Что касается политики, добавим мы, можно задаться вопросом: «Есть ли сегодня значимые события помимо такого рода репрезентации»? Ответ очевиден - нет, чтобы стать политически значимым событием или политически значимой персоной, надо визуализироваться через экран телевизора или визуально репрезентироваться в виде электронной фотографии. И человек политический общается с техническим образом президента, губернатора, мэра. Здесь, конечно, надо пояснить такие понятия, как «аппарат» и «программа», ведь образ создается аппаратом, а программа задает образ. «Аппарат» Флюс-сером понимается расширительно (не сводится к фотоаппарату). Аппарат -это часть культуры, и цель его в том, чтобы изменять значения мира. Аппарат подчиняется программе и «разыгрывает» ее, перед нами еще одна игрушка-симулякр. В то же время аппараты Флюссером относятся к символическим сущностям. Например, государственный аппарат, добавим мы, по сути, есть структура, занимающаяся переозначиванием мира (именно потому он сам так значим для власти). То есть аппарат не делает «работу» и даже не изменяет мир, но изменяет значения мира. И фотоаппарат, и госаппарат производят символы, а фотография или рескрипт госаппарата лишь воплощенная реализация возможностей, заложенных в программе. И тот и другой аппарат собирает информацию. При этом Флюссер подчеркивает, что разгадать до конца ни один аппарат (даже фотоаппарат) невозможно: перед нами черный ящик. Аппарат можно контролировать на входе и выходе, но что происходит в нем - потемки. «Функционер» как раз тот субъект, который «играет» аппаратом, но и сам он лишь функция аппарата, а «программа» - это заданная комбинаторная игра. И символическая власть, по нашему мнению, у того, кто исчерпывает программу, ведь представление программиста образует конституирующий элемент образа. В политике символическая власть всегда у государства (и аппарата), но тот, кто дает ход программе и истощает ее, - тот носитель символической власти. Именно он может переоценить ценности и пе-реозначить мир. Отсюда и власть лидера-программиста, но даже лидер обречен опираться на аппарат.

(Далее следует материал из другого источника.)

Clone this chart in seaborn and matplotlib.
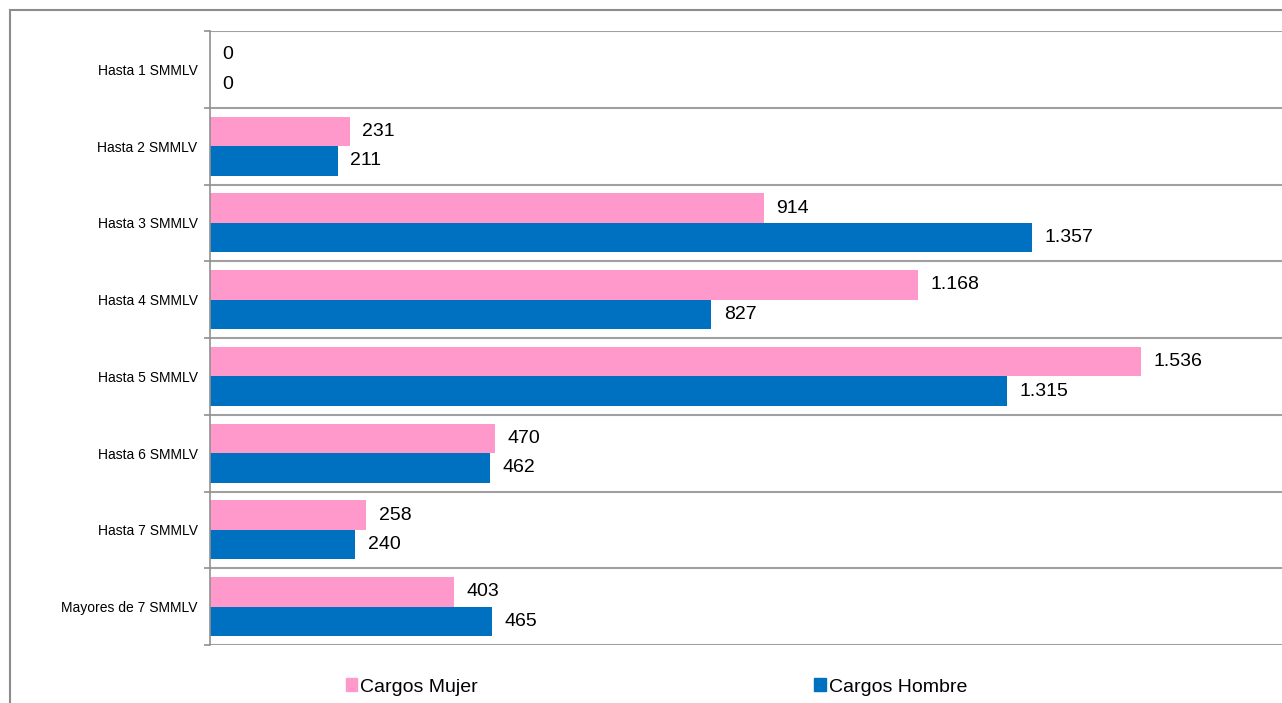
import matplotlib.pyplot as plt
import matplotlib.patches as mpatches
import numpy as np
import pandas as pd
import seaborn as sns

categorias = ["Hasta 1 SMMLV", "Hasta 2 SMMLV", "Hasta 3 SMMLV", "Hasta 4 SMMLV",
              "Hasta 5 SMMLV", "Hasta 6 SMMLV", "Hasta 7 SMMLV", "Mayores de 7 SMMLV"]
cargos_mujer = [0, 231, 914, 1168, 1536, 470, 258, 403]
cargos_hombre = [0, 211, 1357, 827, 1315, 462, 240, 465]
series = ["Cargos Mujer", "Cargos Hombre"]
colores = ["#FF99CC", "#0070C0"]

df = pd.DataFrame({
    "categoria": categorias * 2,
    "valor": cargos_mujer + cargos_hombre,
    "serie": [series[0]] * len(categorias) + [series[1]] * len(categorias),
})

sns.set_theme(style="white")
plt.rcParams["font.family"] = ["Liberation Sans", "DejaVu Sans"]
plt.rcParams["text.color"] = "black"

fig = plt.figure(figsize=(12.82, 7.03), dpi=100)
ax = fig.add_axes([210 / 1282, 1 - 645 / 703, 1 - 210 / 1282, (645 - 31) / 703])

sns.barplot(data=df, y="categoria", x="valor", hue="serie", order=categorias,
            hue_order=series, palette=colores, orient="h", width=0.77,
            linewidth=0, saturation=1, ax=ax, legend=False)

def fmt(v):
    return f"{int(v):,}".replace(",", ".")

for cont in ax.containers:
    ax.bar_label(cont, labels=[fmt(b.get_width()) for b in cont], padding=9,
                 fontsize=14, color="black")

ax.set_xlim(0, 1769)
ax.set_ylim(len(categorias) - 0.5, -0.5)
ax.set_xlabel("")
ax.set_ylabel("")
ax.set_xticks([])
ax.set_yticks(range(len(categorias)))
ax.set_yticklabels(categorias, fontsize=10, color="black")
ax.set_yticks(np.arange(-0.5, len(categorias), 1), minor=True)
ax.tick_params(axis="y", which="major", length=0, pad=9)
ax.tick_params(axis="y", which="minor", length=4, width=1.2, color="#909090", left=True)
ax.grid(False)
ax.grid(axis="y", which="minor", color="#A0A0A0", linewidth=1.5)
ax.set_axisbelow(True)
for s in ["top", "right", "bottom"]:
    ax.spines[s].set_visible(False)
ax.spines["left"].set_color("#909090")
ax.spines["left"].set_linewidth(1.2)

# chart border
fig.patches.append(mpatches.Rectangle((10 / 1282, -0.1), 1.2, 1 - 10 / 703 + 0.1,
                                      transform=fig.transFigure, fill=False,
                                      edgecolor="#8C8C8C", linewidth=1.5))

handles = [mpatches.Patch(color=c, label=s) for c, s in zip(colores, series)]
leg = fig.legend(handles=handles, loc="center", bbox_to_anchor=(0.512, 1 - 687 / 703),
                 ncol=2, frameon=False, fontsize=14, handlelength=0.6, handleheight=0.6,
                 handletextpad=0.15, columnspacing=17.3, borderpad=0)
for t in leg.get_texts():
    t.set_color("black")

fig.savefig("out.png", dpi=100)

В приложении к политике мы можем вести речь о фотодискурсе, так, у нас политическая коммуникация осуществляется по типу массовой манипуляции, когда аппаратом распространения выступают масс-медиа. В итоге массовое тиражирование фотографий заключает человека в фотографический универсум (у Флюссера), у нас - в политический фотографический универсум. Этот фотоуниверсум состоит из частиц головоломки, «квантов», он атомарен по своей точечной структуре. И политический процесс как фотовизуализация тоже состоит из такого рода точек-фотографий. Как и телемир это отнюдь не линейный мир, где есть причинно-следственная связь. Зато здесь возможны любые комбинации, заложенные в программу «политического аппарата». Это означает, что человек политический переживает мир политики как «реальность», исходя из функций электронной фотографии политических объектов, картинок теленовостей, визуального ряда политической рекламы и т.п.
Именно данные визуальные ряды (политического фотоуниверсума, телемира политических новостей, мира политической рекламы) и сообщают коллективной личности политико-культурные модели мышления и поведения. Отсюда следует важность выявления визуальных кодов на примере политической рекламы, политической фотографии, политических теленовостей и т.п. Ведь именно они служат основным языковым средством политической коммуникации и конституируют политическую реальность постсовременности. А поскольку мы исходим из тезиса П. Бурдье о легитимном символическом насилии власти, то смысл визуальных сообщений мы можем свести к властным моделям, которые программируют медиа-аппарат.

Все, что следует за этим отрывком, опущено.